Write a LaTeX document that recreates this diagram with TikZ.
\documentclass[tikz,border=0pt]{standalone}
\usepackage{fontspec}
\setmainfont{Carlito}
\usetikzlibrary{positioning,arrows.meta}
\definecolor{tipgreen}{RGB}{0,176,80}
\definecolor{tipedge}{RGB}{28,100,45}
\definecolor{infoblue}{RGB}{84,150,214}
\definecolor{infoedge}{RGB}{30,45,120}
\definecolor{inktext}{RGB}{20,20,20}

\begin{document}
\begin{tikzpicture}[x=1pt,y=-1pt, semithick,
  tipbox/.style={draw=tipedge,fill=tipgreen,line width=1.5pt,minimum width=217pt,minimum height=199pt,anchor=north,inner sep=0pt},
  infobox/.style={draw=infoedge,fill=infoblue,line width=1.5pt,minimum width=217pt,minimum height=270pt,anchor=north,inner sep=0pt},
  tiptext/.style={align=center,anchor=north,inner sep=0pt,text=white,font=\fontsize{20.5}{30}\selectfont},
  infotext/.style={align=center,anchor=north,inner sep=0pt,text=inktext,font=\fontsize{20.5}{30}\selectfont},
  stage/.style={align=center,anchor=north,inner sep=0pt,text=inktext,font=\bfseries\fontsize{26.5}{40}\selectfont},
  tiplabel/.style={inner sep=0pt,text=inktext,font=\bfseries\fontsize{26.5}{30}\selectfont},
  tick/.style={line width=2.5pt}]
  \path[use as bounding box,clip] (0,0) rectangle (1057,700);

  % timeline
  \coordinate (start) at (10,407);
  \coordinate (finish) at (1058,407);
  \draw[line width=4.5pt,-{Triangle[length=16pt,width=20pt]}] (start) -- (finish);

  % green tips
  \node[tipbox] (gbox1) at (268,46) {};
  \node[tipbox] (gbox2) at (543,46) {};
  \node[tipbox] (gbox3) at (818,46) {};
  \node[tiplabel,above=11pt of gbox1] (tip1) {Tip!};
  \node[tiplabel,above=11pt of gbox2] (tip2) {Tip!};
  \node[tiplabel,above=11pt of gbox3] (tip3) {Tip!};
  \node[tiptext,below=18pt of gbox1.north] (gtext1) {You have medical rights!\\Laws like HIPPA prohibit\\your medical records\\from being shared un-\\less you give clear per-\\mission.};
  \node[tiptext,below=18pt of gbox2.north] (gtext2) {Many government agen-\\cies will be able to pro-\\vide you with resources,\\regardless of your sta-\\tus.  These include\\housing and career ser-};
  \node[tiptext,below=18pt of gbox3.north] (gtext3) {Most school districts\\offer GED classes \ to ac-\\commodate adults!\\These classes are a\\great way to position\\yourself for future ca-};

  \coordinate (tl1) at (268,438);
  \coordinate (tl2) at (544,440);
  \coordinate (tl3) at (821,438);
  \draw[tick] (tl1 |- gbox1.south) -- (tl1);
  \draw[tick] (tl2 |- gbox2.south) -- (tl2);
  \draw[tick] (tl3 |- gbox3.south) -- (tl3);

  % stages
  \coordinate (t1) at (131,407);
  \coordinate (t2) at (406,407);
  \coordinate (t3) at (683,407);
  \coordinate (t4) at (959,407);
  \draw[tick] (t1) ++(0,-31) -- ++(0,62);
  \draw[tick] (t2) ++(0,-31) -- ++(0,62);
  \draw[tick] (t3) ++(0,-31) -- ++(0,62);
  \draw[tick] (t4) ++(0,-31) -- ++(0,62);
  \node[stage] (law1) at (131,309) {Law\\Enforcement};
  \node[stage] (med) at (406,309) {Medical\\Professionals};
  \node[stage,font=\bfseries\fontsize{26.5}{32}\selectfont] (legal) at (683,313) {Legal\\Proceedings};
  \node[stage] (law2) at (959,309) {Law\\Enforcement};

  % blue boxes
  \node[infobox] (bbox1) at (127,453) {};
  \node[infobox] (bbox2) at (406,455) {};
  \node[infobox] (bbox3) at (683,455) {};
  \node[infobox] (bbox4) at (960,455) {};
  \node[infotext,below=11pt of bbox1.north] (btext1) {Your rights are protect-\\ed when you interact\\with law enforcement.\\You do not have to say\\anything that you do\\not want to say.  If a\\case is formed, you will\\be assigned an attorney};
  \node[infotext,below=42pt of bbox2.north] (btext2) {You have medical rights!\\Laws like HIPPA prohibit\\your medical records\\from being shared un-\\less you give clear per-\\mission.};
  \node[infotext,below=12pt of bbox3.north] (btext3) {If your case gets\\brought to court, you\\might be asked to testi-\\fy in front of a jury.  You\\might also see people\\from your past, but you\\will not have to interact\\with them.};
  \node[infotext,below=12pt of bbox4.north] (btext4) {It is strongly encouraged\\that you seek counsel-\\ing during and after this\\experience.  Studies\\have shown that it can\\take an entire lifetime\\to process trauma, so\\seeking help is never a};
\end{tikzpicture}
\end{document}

Written instruction — Begin with the first line of the listing and copy exactly through the line that contains "(start) -- (finish);", please, keeping both ends and leaving out everything after.

Finished answer —
Write a LaTeX document that recreates this diagram with TikZ.
\documentclass[tikz,border=0pt]{standalone}
\usepackage{fontspec}
\setmainfont{Carlito}
\usetikzlibrary{positioning,arrows.meta}
\definecolor{tipgreen}{RGB}{0,176,80}
\definecolor{tipedge}{RGB}{28,100,45}
\definecolor{infoblue}{RGB}{84,150,214}
\definecolor{infoedge}{RGB}{30,45,120}
\definecolor{inktext}{RGB}{20,20,20}

\begin{document}
\begin{tikzpicture}[x=1pt,y=-1pt, semithick,
  tipbox/.style={draw=tipedge,fill=tipgreen,line width=1.5pt,minimum width=217pt,minimum height=199pt,anchor=north,inner sep=0pt},
  infobox/.style={draw=infoedge,fill=infoblue,line width=1.5pt,minimum width=217pt,minimum height=270pt,anchor=north,inner sep=0pt},
  tiptext/.style={align=center,anchor=north,inner sep=0pt,text=white,font=\fontsize{20.5}{30}\selectfont},
  infotext/.style={align=center,anchor=north,inner sep=0pt,text=inktext,font=\fontsize{20.5}{30}\selectfont},
  stage/.style={align=center,anchor=north,inner sep=0pt,text=inktext,font=\bfseries\fontsize{26.5}{40}\selectfont},
  tiplabel/.style={inner sep=0pt,text=inktext,font=\bfseries\fontsize{26.5}{30}\selectfont},
  tick/.style={line width=2.5pt}]
  \path[use as bounding box,clip] (0,0) rectangle (1057,700);

  % timeline
  \coordinate (start) at (10,407);
  \coordinate (finish) at (1058,407);
  \draw[line width=4.5pt,-{Triangle[length=16pt,width=20pt]}] (start) -- (finish);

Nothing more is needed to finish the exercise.